Tout a commencé au festival de Binic fin juillet et on n’a rien vu venir…
C’était un samedi après-midi. Au-dessus de nos têtes, le ciel bleu était tailladé de nuages noirs. Sur la scène, une apparition, chemisette largement ouverte, tatouages sur les bras, pas vraiment rasé de près, lunettes de vue, le pas mal assuré : Geoff Corbett, chanteur et compositeur de Shifting Sands, entrait en scène pour présenter Beach Coma sorti chez (Best!!!) Beast Records.

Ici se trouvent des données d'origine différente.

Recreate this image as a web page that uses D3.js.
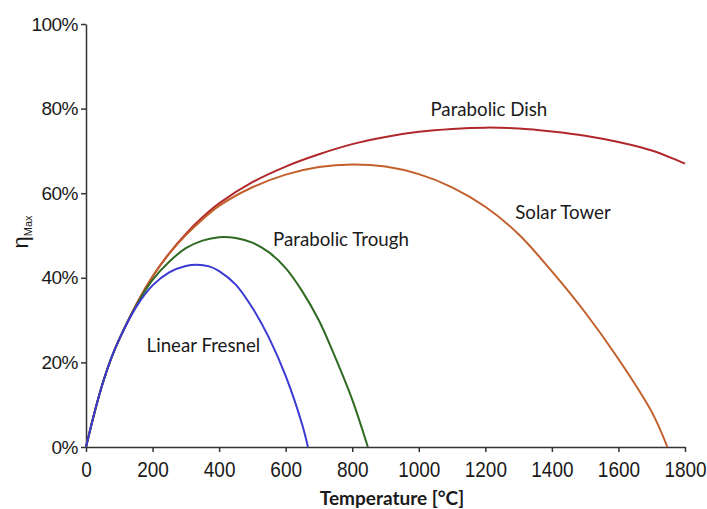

L’écrivain australien Steve Toltz résume, avec le titre de son dernier roman à l’humour noir, tout le sens de ce disque : Vivant, où est ta victoire? Rester debout donc, à tout prix même si la chute est proche. Et là j’ai rien vu venir…
Alors je suis retourné à la Cantine Ephémère à Saint-Brieuc ce dimanche 6 août, pour la dernière date du groupe avant qu’il ne regagne Brisbane, côte est australienne.
Le contraste était toujours aussi saisissant. Si Jean Cocteau n’avait pas choisi Jean Marais pour le rôle de la bête, Geoff Corbett, voix caverneuse et inquiétante, mais le corps presque apaisé, très loin du personnage qui éructe avec son frère Ben dans leur projet commun : Six Ft Hick, aurait fait l’affaire. Et pour remplacer la belle : Josette Day, Izadora, délicieuse nymphe à la voix de velours, au clavier et aux choeurs, qui rappelle par son timbre, Julee Cruise ou un autre Cocteau : Elisabeth Frazer de Cocteau Twins.
La force de leur musique se mêle dans une ambiance acoustique, ballades calmes et lumineuses mais empruntant parfois des détours plus sombres, comme pour la chanson Other girls qui aurait pu être dans la bande son du film dérangé Love Hunters d’un autre australien Ben Young (lorgnant sur l’univers d’un David Lynch mais moins onirique).
Naissance de l’amour, lutte avec l’existence, femmes et hommes à la recherche d’un horizon plus grand qu’eux-mêmes et qui pourrait les mener vers une renaissance, une rédemption ou une irréversible disparition.
La voix d’Izadora élève ce que Geoff Corbett est sensé engloutir bien profond dans la terre ou les océans, comme pour soutenir ce qui va s’effondrer, couler. Le meilleur exemple étant le morceau Girl in the sinking canoe. Elle préserve les âmes. Avec lui les corps sombrent.
Ces mélodies si simples, comme une composition d’Erik Satie, que vous pensiez vite oublier, vous rattrape d’un coup; cette vague à rebours vous saisit et vous emporte doucement dans cette saudade australe, le flot tout entier vous emporte…pour ne plus jamais revenir, à la dérive, à jamais…
Je vous avais prévenu : vous n’avez rien vu venir.